- What the exercise asks: Using the listing beneath this task, count the lines with the word "uses" and write only the result.

◇ ◇ ◇ ◇

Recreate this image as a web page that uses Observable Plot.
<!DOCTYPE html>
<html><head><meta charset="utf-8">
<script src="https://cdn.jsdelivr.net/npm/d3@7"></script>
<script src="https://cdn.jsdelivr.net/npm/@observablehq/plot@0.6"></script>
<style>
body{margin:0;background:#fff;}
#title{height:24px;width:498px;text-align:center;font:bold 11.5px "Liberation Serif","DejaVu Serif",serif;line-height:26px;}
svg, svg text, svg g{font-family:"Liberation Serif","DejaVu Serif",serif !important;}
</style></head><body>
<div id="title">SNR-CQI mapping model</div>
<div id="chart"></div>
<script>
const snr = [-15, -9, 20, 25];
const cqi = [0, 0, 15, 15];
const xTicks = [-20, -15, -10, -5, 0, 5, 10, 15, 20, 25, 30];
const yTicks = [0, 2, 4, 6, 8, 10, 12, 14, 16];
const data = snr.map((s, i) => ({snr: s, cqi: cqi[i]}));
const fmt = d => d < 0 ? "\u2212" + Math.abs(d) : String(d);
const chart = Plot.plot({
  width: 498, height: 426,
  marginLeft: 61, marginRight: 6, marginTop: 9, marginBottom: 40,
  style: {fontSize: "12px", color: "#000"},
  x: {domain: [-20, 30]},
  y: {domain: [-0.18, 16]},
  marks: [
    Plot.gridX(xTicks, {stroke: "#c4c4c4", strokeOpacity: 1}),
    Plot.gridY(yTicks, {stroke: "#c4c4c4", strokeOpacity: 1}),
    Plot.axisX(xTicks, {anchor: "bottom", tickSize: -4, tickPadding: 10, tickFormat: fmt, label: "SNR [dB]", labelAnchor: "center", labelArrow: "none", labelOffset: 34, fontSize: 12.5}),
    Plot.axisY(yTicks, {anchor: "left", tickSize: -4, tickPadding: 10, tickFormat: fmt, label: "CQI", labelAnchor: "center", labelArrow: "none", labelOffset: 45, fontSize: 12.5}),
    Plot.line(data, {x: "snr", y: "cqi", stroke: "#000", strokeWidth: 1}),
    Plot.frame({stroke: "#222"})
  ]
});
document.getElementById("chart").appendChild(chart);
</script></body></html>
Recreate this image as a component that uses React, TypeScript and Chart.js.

◇ ◇ ◇ ◇

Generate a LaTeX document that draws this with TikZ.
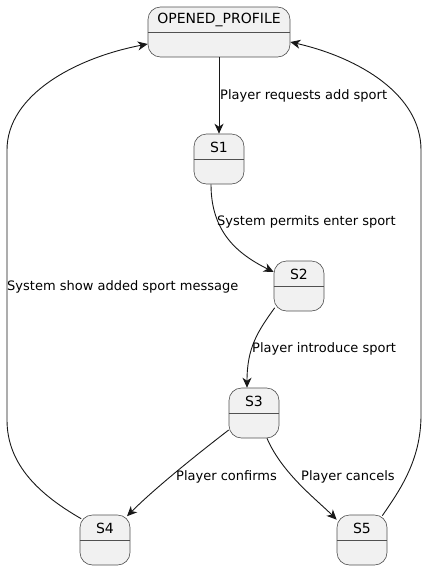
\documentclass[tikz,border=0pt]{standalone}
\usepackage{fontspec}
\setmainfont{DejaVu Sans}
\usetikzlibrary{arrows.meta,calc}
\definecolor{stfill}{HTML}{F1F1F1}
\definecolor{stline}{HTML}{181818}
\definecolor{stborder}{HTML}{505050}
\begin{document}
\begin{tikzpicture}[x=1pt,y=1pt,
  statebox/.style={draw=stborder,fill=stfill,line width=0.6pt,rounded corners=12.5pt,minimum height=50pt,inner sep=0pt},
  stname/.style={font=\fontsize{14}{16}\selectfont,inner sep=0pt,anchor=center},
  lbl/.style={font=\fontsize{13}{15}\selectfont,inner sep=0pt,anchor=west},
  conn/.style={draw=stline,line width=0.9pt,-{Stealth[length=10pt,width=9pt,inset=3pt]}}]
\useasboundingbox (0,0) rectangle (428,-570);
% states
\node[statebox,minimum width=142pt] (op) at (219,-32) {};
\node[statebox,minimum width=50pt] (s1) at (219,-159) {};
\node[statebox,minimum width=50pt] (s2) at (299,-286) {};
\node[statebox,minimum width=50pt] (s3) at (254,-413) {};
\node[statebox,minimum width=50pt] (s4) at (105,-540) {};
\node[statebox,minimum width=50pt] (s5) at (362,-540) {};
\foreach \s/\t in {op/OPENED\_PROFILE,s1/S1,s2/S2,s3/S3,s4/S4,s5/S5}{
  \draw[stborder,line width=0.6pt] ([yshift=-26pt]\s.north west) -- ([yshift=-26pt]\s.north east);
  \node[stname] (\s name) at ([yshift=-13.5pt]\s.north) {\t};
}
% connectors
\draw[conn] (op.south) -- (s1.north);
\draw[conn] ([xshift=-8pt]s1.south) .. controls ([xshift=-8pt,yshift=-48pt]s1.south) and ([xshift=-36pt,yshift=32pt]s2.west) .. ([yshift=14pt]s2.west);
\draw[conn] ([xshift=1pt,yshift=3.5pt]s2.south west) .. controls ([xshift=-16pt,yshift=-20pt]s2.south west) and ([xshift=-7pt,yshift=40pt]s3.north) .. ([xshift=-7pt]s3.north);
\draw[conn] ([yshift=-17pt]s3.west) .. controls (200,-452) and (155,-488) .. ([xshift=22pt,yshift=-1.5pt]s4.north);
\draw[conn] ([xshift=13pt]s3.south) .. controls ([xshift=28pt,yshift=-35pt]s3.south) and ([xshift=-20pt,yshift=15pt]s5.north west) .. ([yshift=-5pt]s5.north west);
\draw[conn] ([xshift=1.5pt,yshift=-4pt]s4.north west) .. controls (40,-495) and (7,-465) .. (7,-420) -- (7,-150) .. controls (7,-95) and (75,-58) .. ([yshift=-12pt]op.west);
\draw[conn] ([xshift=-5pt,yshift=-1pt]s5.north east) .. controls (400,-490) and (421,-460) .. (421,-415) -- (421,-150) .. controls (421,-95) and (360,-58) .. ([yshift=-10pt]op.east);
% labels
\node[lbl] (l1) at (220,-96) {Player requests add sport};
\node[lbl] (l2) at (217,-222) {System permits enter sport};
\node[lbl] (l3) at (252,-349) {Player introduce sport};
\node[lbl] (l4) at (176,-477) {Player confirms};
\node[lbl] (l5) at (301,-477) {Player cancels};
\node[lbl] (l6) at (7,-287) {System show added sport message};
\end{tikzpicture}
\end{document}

◇ ◇ ◇ ◇

- Answer to the exercise: 2